A-D) Whole mount preparation of utricles were immunolabeled for the hair cell marker Myosin7a and the supporting cell markers Sox2. In utricles from organ donors #13 and #9, many hair cells and supporting cells were observed in (A and B). A’-B’’’) Representative confocal images of the sensory epithelium at high magnification. A’’’’-B’’’’) orthogonal views of A’ and B’. (C-D) High and low magnification images showing no or few hair cells and a variable number of supporting cells in utricles from organ donors #4 and #7. E-F) In seven utricles from five organ donors, hair cell density was found to be 79.8±13.4 per 10,000 μm2 and supporting cell density 165.1±51.8 per 10,000 μm2. Donor #9 is a cardiac death, from whom bilateral utricles showed the highest hair cell and supporting cell density (98.6 and 215.8 per 10,000 μm2 respectively). Donor #5 is a brain death donor, from whom the utricle from the right ear had the lowest hair cell and supporting cell densities (64.8 and 66.7 per 10,000 μm2 respectively). Each data point represents cell density from high magnification images (1–5 per utricle). Data shown as mean±S.D., scale bars: A-D) 200 μm, A’-D’) 20 μm.
Figure 2:
Figure 2:. Pyknotic nuclei in utricular sensory epithelia from an organ donor suffering from brain injury.
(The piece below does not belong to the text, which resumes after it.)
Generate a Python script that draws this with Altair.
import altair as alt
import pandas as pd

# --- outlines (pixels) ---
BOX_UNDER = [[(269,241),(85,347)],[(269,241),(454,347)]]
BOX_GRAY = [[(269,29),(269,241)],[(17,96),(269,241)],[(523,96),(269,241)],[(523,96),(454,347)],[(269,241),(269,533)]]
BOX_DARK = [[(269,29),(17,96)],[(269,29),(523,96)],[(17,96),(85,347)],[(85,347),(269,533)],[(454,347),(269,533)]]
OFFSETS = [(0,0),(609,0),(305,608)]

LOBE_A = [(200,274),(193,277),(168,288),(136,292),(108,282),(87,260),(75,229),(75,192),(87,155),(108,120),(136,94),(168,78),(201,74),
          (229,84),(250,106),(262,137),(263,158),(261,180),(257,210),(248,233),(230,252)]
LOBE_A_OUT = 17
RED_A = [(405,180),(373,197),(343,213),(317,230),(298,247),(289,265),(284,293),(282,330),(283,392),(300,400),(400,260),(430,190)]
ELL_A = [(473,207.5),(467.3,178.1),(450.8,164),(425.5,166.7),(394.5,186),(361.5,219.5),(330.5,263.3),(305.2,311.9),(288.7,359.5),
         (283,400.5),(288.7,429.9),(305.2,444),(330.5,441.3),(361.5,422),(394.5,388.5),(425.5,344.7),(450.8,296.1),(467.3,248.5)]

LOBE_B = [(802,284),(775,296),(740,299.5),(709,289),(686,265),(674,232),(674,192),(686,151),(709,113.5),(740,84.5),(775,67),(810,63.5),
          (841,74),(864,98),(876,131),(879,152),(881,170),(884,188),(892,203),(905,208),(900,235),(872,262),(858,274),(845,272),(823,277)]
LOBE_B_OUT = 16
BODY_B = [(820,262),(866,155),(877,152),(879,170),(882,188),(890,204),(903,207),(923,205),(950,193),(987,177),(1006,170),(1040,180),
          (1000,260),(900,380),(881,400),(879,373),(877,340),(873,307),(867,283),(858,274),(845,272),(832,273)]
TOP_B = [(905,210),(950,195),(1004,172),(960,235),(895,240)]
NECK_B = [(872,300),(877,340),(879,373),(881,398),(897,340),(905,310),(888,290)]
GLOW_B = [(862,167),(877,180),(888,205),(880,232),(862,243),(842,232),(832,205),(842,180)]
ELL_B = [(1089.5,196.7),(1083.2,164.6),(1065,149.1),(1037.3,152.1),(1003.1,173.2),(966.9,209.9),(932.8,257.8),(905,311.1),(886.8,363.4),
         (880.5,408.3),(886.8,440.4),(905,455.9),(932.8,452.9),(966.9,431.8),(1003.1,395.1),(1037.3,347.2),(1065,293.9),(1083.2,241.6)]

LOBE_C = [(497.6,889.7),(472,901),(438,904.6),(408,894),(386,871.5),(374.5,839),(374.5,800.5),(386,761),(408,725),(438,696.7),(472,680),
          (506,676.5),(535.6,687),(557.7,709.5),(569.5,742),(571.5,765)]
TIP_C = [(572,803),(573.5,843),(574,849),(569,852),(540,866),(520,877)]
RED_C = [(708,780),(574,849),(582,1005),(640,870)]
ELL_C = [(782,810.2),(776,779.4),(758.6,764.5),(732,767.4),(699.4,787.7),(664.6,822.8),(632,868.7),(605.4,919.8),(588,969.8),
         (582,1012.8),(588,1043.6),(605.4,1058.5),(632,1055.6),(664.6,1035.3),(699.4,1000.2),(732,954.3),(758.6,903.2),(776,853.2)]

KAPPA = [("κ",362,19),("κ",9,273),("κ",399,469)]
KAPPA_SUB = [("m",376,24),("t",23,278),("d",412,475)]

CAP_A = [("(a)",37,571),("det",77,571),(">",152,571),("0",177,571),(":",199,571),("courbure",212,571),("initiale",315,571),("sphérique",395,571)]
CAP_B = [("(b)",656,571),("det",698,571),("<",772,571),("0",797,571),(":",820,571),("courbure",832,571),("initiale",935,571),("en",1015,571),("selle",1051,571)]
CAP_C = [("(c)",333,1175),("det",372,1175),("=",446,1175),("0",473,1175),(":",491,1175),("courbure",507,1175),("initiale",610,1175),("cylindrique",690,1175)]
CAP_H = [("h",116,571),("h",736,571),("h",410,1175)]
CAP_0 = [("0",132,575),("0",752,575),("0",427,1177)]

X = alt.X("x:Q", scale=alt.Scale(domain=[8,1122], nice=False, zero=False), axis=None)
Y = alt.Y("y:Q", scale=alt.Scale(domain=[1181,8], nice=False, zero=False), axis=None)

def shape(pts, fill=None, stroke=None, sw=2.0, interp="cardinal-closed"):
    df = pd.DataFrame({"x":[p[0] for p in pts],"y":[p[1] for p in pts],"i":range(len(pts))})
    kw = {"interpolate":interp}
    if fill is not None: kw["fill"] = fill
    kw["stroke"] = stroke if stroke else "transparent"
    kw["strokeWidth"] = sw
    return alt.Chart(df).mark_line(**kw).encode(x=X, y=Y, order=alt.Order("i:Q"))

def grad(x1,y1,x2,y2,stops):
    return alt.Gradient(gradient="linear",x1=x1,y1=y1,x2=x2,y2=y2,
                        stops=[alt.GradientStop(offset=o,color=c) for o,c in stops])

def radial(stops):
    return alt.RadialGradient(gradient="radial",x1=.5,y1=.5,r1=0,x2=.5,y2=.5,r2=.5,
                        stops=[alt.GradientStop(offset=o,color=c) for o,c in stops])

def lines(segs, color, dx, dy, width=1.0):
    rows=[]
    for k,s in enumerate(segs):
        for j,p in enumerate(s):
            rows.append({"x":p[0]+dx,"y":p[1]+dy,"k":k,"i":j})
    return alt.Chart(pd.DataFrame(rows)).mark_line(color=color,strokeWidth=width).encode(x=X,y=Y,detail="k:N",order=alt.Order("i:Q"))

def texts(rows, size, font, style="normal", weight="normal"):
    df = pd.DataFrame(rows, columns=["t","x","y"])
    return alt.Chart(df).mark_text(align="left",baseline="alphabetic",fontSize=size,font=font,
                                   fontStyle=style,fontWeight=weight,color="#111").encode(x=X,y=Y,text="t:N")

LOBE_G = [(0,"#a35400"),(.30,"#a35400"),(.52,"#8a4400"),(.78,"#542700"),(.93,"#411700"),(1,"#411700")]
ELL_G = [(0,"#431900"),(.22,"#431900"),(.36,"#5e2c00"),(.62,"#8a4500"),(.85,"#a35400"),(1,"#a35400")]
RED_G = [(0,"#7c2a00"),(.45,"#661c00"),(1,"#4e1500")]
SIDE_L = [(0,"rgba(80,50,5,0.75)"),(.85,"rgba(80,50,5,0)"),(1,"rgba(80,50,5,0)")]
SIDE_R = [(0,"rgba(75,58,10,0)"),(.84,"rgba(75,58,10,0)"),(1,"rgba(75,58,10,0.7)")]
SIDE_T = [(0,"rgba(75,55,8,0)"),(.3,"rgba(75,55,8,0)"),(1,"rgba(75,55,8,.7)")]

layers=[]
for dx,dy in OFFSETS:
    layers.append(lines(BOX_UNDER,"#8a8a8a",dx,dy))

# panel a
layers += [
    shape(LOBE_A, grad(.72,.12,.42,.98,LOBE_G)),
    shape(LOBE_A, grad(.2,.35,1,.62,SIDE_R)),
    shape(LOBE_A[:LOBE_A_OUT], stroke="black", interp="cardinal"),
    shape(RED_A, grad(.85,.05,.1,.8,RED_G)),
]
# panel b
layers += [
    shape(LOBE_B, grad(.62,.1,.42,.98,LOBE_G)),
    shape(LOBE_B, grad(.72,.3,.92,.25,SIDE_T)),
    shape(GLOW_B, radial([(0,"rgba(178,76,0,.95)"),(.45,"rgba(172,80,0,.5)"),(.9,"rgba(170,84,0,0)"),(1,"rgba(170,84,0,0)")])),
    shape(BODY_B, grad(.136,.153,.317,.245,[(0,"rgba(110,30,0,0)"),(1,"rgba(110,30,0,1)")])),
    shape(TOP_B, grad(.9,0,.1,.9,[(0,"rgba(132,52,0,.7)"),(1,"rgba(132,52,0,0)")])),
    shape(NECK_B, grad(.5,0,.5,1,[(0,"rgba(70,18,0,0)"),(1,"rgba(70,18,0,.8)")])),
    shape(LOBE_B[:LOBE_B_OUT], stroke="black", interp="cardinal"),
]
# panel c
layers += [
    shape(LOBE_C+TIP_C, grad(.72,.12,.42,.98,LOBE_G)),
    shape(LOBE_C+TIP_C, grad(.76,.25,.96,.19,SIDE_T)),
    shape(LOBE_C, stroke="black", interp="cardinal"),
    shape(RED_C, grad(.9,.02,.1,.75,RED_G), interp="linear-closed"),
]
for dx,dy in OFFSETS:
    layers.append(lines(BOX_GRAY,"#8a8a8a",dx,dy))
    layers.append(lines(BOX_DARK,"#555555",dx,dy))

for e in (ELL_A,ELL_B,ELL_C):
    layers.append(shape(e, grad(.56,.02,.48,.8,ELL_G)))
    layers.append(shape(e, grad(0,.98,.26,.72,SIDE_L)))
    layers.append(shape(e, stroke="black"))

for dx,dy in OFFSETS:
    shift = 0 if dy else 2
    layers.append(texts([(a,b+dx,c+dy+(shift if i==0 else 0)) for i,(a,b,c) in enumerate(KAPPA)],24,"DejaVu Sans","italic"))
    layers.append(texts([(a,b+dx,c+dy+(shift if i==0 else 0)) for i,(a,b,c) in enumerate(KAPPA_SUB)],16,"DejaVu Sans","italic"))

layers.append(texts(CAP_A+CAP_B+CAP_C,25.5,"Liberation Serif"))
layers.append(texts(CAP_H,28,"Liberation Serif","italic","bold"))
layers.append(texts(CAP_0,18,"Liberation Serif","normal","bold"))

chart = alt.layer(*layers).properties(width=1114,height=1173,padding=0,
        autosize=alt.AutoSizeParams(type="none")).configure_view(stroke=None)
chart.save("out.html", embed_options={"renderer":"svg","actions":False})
A) Low magnification image of a whole mount preparation of utricle recovered from donor #15 who sustained blunt head trauma 117 hours prior to tissue procurement, showing the presence of nuclei and some hair cells. B-D) High magnification images taken from regions in (A). Nuclei were stained with DAPI showing many cells were pyknotic (asterisks). Scale bar: A) 500 μm, B-D) 20 μm.